* begin DATA EXTRACT *
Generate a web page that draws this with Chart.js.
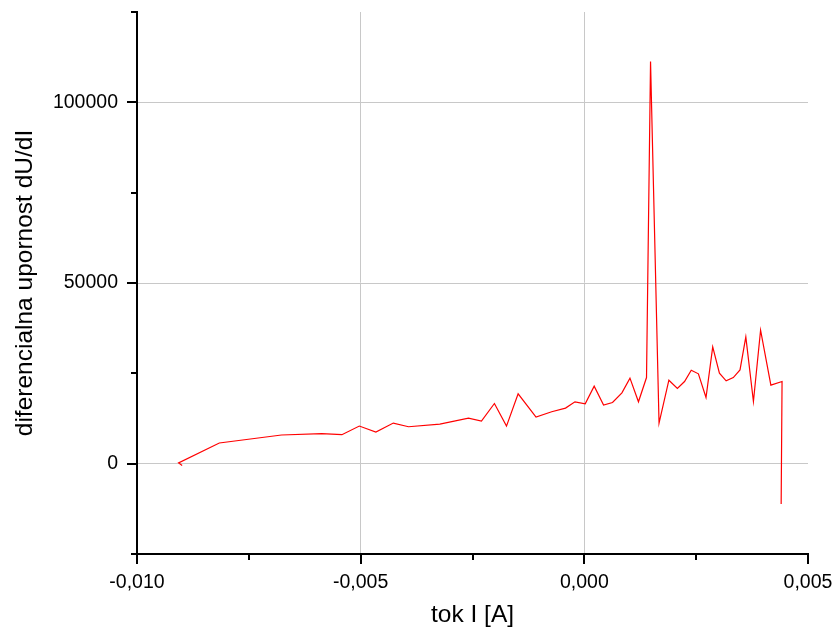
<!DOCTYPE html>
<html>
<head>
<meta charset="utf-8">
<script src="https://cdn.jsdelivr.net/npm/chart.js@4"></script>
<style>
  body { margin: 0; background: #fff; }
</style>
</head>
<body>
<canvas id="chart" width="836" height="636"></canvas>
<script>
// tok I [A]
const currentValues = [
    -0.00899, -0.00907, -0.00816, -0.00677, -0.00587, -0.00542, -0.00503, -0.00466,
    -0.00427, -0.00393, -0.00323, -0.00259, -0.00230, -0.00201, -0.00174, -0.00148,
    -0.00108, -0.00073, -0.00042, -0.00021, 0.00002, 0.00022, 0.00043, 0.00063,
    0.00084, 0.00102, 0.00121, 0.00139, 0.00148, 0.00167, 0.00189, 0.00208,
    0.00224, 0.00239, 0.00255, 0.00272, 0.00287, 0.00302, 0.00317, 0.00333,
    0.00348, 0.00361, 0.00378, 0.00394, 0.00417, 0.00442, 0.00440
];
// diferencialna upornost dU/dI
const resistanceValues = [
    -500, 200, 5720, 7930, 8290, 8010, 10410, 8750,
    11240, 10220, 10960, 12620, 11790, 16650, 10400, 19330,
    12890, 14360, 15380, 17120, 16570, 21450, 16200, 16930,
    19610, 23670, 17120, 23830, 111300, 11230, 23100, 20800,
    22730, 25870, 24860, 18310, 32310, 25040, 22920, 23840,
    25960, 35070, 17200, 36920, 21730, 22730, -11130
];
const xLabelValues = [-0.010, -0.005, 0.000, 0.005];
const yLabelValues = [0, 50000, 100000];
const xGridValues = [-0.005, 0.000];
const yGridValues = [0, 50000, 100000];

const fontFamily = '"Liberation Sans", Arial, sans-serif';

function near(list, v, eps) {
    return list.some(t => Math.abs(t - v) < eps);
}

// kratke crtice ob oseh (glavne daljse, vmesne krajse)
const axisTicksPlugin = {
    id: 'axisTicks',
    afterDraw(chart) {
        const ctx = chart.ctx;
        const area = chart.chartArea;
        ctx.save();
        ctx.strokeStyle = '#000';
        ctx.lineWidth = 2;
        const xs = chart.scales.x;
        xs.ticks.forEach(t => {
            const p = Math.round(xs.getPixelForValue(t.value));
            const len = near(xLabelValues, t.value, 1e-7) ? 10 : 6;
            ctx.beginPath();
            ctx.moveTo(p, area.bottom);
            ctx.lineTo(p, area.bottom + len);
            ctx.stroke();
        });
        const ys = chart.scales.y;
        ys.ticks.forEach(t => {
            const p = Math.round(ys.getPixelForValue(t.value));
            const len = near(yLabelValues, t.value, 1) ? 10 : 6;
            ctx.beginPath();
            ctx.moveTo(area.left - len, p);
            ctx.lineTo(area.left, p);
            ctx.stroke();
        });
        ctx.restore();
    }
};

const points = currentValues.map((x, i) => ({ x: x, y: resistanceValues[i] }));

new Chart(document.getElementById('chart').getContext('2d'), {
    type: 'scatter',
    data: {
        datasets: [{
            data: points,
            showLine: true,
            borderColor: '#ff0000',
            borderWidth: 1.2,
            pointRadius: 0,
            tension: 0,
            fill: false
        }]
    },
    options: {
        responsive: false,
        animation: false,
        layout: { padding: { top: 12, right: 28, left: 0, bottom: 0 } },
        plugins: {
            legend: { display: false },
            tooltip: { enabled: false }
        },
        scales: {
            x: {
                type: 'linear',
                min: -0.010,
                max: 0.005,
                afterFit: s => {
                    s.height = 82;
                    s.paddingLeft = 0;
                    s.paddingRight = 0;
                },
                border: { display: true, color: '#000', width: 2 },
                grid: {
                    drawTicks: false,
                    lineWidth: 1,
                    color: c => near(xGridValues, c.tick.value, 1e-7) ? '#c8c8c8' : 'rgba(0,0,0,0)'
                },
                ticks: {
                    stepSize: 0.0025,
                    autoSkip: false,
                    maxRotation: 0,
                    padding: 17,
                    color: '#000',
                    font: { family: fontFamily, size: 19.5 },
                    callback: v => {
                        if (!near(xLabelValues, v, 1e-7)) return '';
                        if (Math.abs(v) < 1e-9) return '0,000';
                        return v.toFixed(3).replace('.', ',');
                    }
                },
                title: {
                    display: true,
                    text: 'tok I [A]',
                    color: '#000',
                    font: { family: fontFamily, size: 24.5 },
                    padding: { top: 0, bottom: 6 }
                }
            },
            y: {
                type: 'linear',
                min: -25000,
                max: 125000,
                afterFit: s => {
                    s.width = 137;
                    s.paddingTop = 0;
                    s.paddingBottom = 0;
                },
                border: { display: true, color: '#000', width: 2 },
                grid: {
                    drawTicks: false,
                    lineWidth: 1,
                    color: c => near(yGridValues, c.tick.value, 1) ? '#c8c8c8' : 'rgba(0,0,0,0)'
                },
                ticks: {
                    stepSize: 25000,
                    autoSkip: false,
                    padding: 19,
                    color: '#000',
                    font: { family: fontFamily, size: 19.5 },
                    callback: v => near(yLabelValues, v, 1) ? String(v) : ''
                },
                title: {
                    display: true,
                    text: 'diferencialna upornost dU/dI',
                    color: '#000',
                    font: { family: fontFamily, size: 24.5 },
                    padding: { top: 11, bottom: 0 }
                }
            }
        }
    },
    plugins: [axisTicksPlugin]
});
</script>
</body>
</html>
* end DATA EXTRACT *
WORK INSTRUCTIONS: Reproduce the full listing faithfully, but do not carry over any pictures.

EXERCISE RESPONSE:
Generate a web page that draws this with Chart.js.
<!DOCTYPE html>
<html>
<head>
<meta charset="utf-8">
<script src="https://cdn.jsdelivr.net/npm/chart.js@4"></script>
<style>
  body { margin: 0; background: #fff; }
</style>
</head>
<body>
<canvas id="chart" width="836" height="636"></canvas>
<script>
// tok I [A]
const currentValues = [
    -0.00899, -0.00907, -0.00816, -0.00677, -0.00587, -0.00542, -0.00503, -0.00466,
    -0.00427, -0.00393, -0.00323, -0.00259, -0.00230, -0.00201, -0.00174, -0.00148,
    -0.00108, -0.00073, -0.00042, -0.00021, 0.00002, 0.00022, 0.00043, 0.00063,
    0.00084, 0.00102, 0.00121, 0.00139, 0.00148, 0.00167, 0.00189, 0.00208,
    0.00224, 0.00239, 0.00255, 0.00272, 0.00287, 0.00302, 0.00317, 0.00333,
    0.00348, 0.00361, 0.00378, 0.00394, 0.00417, 0.00442, 0.00440
];
// diferencialna upornost dU/dI
const resistanceValues = [
    -500, 200, 5720, 7930, 8290, 8010, 10410, 8750,
    11240, 10220, 10960, 12620, 11790, 16650, 10400, 19330,
    12890, 14360, 15380, 17120, 16570, 21450, 16200, 16930,
    19610, 23670, 17120, 23830, 111300, 11230, 23100, 20800,
    22730, 25870, 24860, 18310, 32310, 25040, 22920, 23840,
    25960, 35070, 17200, 36920, 21730, 22730, -11130
];
const xLabelValues = [-0.010, -0.005, 0.000, 0.005];
const yLabelValues = [0, 50000, 100000];
const xGridValues = [-0.005, 0.000];
const yGridValues = [0, 50000, 100000];

const fontFamily = '"Liberation Sans", Arial, sans-serif';

function near(list, v, eps) {
    return list.some(t => Math.abs(t - v) < eps);
}

// kratke crtice ob oseh (glavne daljse, vmesne krajse)
const axisTicksPlugin = {
    id: 'axisTicks',
    afterDraw(chart) {
        const ctx = chart.ctx;
        const area = chart.chartArea;
        ctx.save();
        ctx.strokeStyle = '#000';
        ctx.lineWidth = 2;
        const xs = chart.scales.x;
        xs.ticks.forEach(t => {
            const p = Math.round(xs.getPixelForValue(t.value));
            const len = near(xLabelValues, t.value, 1e-7) ? 10 : 6;
            ctx.beginPath();
            ctx.moveTo(p, area.bottom);
            ctx.lineTo(p, area.bottom + len);
            ctx.stroke();
        });
        const ys = chart.scales.y;
        ys.ticks.forEach(t => {
            const p = Math.round(ys.getPixelForValue(t.value));
            const len = near(yLabelValues, t.value, 1) ? 10 : 6;
            ctx.beginPath();
            ctx.moveTo(area.left - len, p);
            ctx.lineTo(area.left, p);
            ctx.stroke();
        });
        ctx.restore();
    }
};

const points = currentValues.map((x, i) => ({ x: x, y: resistanceValues[i] }));

new Chart(document.getElementById('chart').getContext('2d'), {
    type: 'scatter',
    data: {
        datasets: [{
            data: points,
            showLine: true,
            borderColor: '#ff0000',
            borderWidth: 1.2,
            pointRadius: 0,
            tension: 0,
            fill: false
        }]
    },
    options: {
        responsive: false,
        animation: false,
        layout: { padding: { top: 12, right: 28, left: 0, bottom: 0 } },
        plugins: {
            legend: { display: false },
            tooltip: { enabled: false }
        },
        scales: {
            x: {
                type: 'linear',
                min: -0.010,
                max: 0.005,
                afterFit: s => {
                    s.height = 82;
                    s.paddingLeft = 0;
                    s.paddingRight = 0;
                },
                border: { display: true, color: '#000', width: 2 },
                grid: {
                    drawTicks: false,
                    lineWidth: 1,
                    color: c => near(xGridValues, c.tick.value, 1e-7) ? '#c8c8c8' : 'rgba(0,0,0,0)'
                },
                ticks: {
                    stepSize: 0.0025,
                    autoSkip: false,
                    maxRotation: 0,
                    padding: 17,
                    color: '#000',
                    font: { family: fontFamily, size: 19.5 },
                    callback: v => {
                        if (!near(xLabelValues, v, 1e-7)) return '';
                        if (Math.abs(v) < 1e-9) return '0,000';
                        return v.toFixed(3).replace('.', ',');
                    }
                },
                title: {
                    display: true,
                    text: 'tok I [A]',
                    color: '#000',
                    font: { family: fontFamily, size: 24.5 },
                    padding: { top: 0, bottom: 6 }
                }
            },
            y: {
                type: 'linear',
                min: -25000,
                max: 125000,
                afterFit: s => {
                    s.width = 137;
                    s.paddingTop = 0;
                    s.paddingBottom = 0;
                },
                border: { display: true, color: '#000', width: 2 },
                grid: {
                    drawTicks: false,
                    lineWidth: 1,
                    color: c => near(yGridValues, c.tick.value, 1) ? '#c8c8c8' : 'rgba(0,0,0,0)'
                },
                ticks: {
                    stepSize: 25000,
                    autoSkip: false,
                    padding: 19,
                    color: '#000',
                    font: { family: fontFamily, size: 19.5 },
                    callback: v => near(yLabelValues, v, 1) ? String(v) : ''
                },
                title: {
                    display: true,
                    text: 'diferencialna upornost dU/dI',
                    color: '#000',
                    font: { family: fontFamily, size: 24.5 },
                    padding: { top: 11, bottom: 0 }
                }
            }
        }
    },
    plugins: [axisTicksPlugin]
});
</script>
</body>
</html>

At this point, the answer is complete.